* Start *

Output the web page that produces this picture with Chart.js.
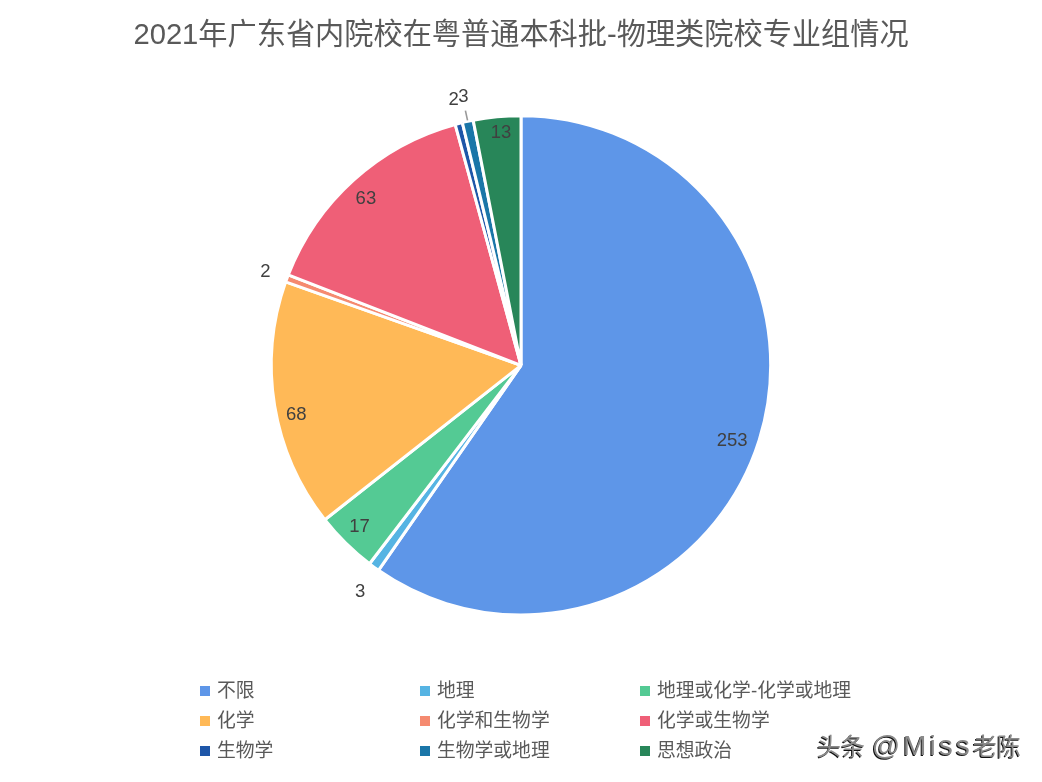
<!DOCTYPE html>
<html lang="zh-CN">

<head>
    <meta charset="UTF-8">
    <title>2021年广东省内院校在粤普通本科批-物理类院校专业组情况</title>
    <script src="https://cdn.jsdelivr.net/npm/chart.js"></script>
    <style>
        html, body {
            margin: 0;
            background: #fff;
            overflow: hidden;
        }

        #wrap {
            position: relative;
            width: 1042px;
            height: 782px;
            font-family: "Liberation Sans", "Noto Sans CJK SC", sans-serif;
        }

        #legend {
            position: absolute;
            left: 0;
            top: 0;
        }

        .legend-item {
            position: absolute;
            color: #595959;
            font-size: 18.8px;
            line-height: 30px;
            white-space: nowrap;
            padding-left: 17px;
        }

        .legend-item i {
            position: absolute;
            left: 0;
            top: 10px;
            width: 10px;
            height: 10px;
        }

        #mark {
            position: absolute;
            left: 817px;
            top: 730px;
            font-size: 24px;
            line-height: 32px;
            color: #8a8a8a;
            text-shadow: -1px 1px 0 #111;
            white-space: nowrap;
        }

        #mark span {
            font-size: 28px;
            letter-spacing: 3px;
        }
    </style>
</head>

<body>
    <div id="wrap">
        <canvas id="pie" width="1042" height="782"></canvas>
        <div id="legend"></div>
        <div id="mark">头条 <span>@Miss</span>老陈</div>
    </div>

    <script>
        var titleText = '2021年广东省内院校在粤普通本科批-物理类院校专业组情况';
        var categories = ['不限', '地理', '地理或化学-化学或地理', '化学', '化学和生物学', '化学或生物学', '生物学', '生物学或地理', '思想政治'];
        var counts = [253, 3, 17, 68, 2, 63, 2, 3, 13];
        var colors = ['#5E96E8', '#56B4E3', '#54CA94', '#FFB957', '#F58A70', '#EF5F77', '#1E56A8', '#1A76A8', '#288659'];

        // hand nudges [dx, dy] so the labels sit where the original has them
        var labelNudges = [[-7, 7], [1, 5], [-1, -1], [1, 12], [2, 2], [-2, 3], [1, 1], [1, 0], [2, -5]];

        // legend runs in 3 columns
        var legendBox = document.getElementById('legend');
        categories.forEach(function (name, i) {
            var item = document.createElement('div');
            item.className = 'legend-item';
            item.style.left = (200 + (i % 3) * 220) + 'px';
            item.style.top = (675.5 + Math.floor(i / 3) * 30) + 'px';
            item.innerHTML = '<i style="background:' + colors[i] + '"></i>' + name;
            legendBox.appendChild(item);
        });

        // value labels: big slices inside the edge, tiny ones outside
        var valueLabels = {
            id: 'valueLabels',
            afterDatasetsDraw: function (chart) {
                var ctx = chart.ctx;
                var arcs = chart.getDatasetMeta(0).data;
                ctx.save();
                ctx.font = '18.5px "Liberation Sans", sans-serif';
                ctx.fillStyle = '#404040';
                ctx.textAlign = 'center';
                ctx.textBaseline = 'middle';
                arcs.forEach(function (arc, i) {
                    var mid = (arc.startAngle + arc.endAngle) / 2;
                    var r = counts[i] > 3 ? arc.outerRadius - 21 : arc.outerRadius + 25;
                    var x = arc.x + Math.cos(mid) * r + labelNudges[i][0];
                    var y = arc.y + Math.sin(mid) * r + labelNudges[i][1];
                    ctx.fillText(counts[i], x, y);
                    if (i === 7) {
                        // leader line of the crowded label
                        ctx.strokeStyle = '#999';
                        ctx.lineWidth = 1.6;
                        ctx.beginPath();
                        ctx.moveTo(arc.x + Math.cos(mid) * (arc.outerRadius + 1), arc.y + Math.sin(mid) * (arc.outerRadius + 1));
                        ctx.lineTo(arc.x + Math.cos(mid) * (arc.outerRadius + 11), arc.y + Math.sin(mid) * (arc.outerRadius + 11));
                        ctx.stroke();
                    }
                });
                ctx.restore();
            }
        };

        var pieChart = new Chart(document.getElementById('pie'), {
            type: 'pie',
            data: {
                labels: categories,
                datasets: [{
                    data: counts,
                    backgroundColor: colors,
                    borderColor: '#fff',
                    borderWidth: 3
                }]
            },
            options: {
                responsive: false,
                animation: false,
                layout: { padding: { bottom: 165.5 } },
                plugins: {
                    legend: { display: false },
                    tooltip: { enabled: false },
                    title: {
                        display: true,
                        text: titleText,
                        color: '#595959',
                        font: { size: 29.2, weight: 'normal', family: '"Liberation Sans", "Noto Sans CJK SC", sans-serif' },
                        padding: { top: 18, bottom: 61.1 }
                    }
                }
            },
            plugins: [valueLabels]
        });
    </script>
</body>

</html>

* End *

● What you have to do: Omit every picture, then repeat the remaining data exactly as it appears above.

● Exercise solution:
Output the web page that produces this picture with Chart.js.
<!DOCTYPE html>
<html lang="zh-CN">

<head>
    <meta charset="UTF-8">
    <title>2021年广东省内院校在粤普通本科批-物理类院校专业组情况</title>
    <script src="https://cdn.jsdelivr.net/npm/chart.js"></script>
    <style>
        html, body {
            margin: 0;
            background: #fff;
            overflow: hidden;
        }

        #wrap {
            position: relative;
            width: 1042px;
            height: 782px;
            font-family: "Liberation Sans", "Noto Sans CJK SC", sans-serif;
        }

        #legend {
            position: absolute;
            left: 0;
            top: 0;
        }

        .legend-item {
            position: absolute;
            color: #595959;
            font-size: 18.8px;
            line-height: 30px;
            white-space: nowrap;
            padding-left: 17px;
        }

        .legend-item i {
            position: absolute;
            left: 0;
            top: 10px;
            width: 10px;
            height: 10px;
        }

        #mark {
            position: absolute;
            left: 817px;
            top: 730px;
            font-size: 24px;
            line-height: 32px;
            color: #8a8a8a;
            text-shadow: -1px 1px 0 #111;
            white-space: nowrap;
        }

        #mark span {
            font-size: 28px;
            letter-spacing: 3px;
        }
    </style>
</head>

<body>
    <div id="wrap">
        <canvas id="pie" width="1042" height="782"></canvas>
        <div id="legend"></div>
        <div id="mark">头条 <span>@Miss</span>老陈</div>
    </div>

    <script>
        var titleText = '2021年广东省内院校在粤普通本科批-物理类院校专业组情况';
        var categories = ['不限', '地理', '地理或化学-化学或地理', '化学', '化学和生物学', '化学或生物学', '生物学', '生物学或地理', '思想政治'];
        var counts = [253, 3, 17, 68, 2, 63, 2, 3, 13];
        var colors = ['#5E96E8', '#56B4E3', '#54CA94', '#FFB957', '#F58A70', '#EF5F77', '#1E56A8', '#1A76A8', '#288659'];

        // hand nudges [dx, dy] so the labels sit where the original has them
        var labelNudges = [[-7, 7], [1, 5], [-1, -1], [1, 12], [2, 2], [-2, 3], [1, 1], [1, 0], [2, -5]];

        // legend runs in 3 columns
        var legendBox = document.getElementById('legend');
        categories.forEach(function (name, i) {
            var item = document.createElement('div');
            item.className = 'legend-item';
            item.style.left = (200 + (i % 3) * 220) + 'px';
            item.style.top = (675.5 + Math.floor(i / 3) * 30) + 'px';
            item.innerHTML = '<i style="background:' + colors[i] + '"></i>' + name;
            legendBox.appendChild(item);
        });

        // value labels: big slices inside the edge, tiny ones outside
        var valueLabels = {
            id: 'valueLabels',
            afterDatasetsDraw: function (chart) {
                var ctx = chart.ctx;
                var arcs = chart.getDatasetMeta(0).data;
                ctx.save();
                ctx.font = '18.5px "Liberation Sans", sans-serif';
                ctx.fillStyle = '#404040';
                ctx.textAlign = 'center';
                ctx.textBaseline = 'middle';
                arcs.forEach(function (arc, i) {
                    var mid = (arc.startAngle + arc.endAngle) / 2;
                    var r = counts[i] > 3 ? arc.outerRadius - 21 : arc.outerRadius + 25;
                    var x = arc.x + Math.cos(mid) * r + labelNudges[i][0];
                    var y = arc.y + Math.sin(mid) * r + labelNudges[i][1];
                    ctx.fillText(counts[i], x, y);
                    if (i === 7) {
                        // leader line of the crowded label
                        ctx.strokeStyle = '#999';
                        ctx.lineWidth = 1.6;
                        ctx.beginPath();
                        ctx.moveTo(arc.x + Math.cos(mid) * (arc.outerRadius + 1), arc.y + Math.sin(mid) * (arc.outerRadius + 1));
                        ctx.lineTo(arc.x + Math.cos(mid) * (arc.outerRadius + 11), arc.y + Math.sin(mid) * (arc.outerRadius + 11));
                        ctx.stroke();
                    }
                });
                ctx.restore();
            }
        };

        var pieChart = new Chart(document.getElementById('pie'), {
            type: 'pie',
            data: {
                labels: categories,
                datasets: [{
                    data: counts,
                    backgroundColor: colors,
                    borderColor: '#fff',
                    borderWidth: 3
                }]
            },
            options: {
                responsive: false,
                animation: false,
                layout: { padding: { bottom: 165.5 } },
                plugins: {
                    legend: { display: false },
                    tooltip: { enabled: false },
                    title: {
                        display: true,
                        text: titleText,
                        color: '#595959',
                        font: { size: 29.2, weight: 'normal', family: '"Liberation Sans", "Noto Sans CJK SC", sans-serif' },
                        padding: { top: 18, bottom: 61.1 }
                    }
                }
            },
            plugins: [valueLabels]
        });
    </script>
</body>

</html>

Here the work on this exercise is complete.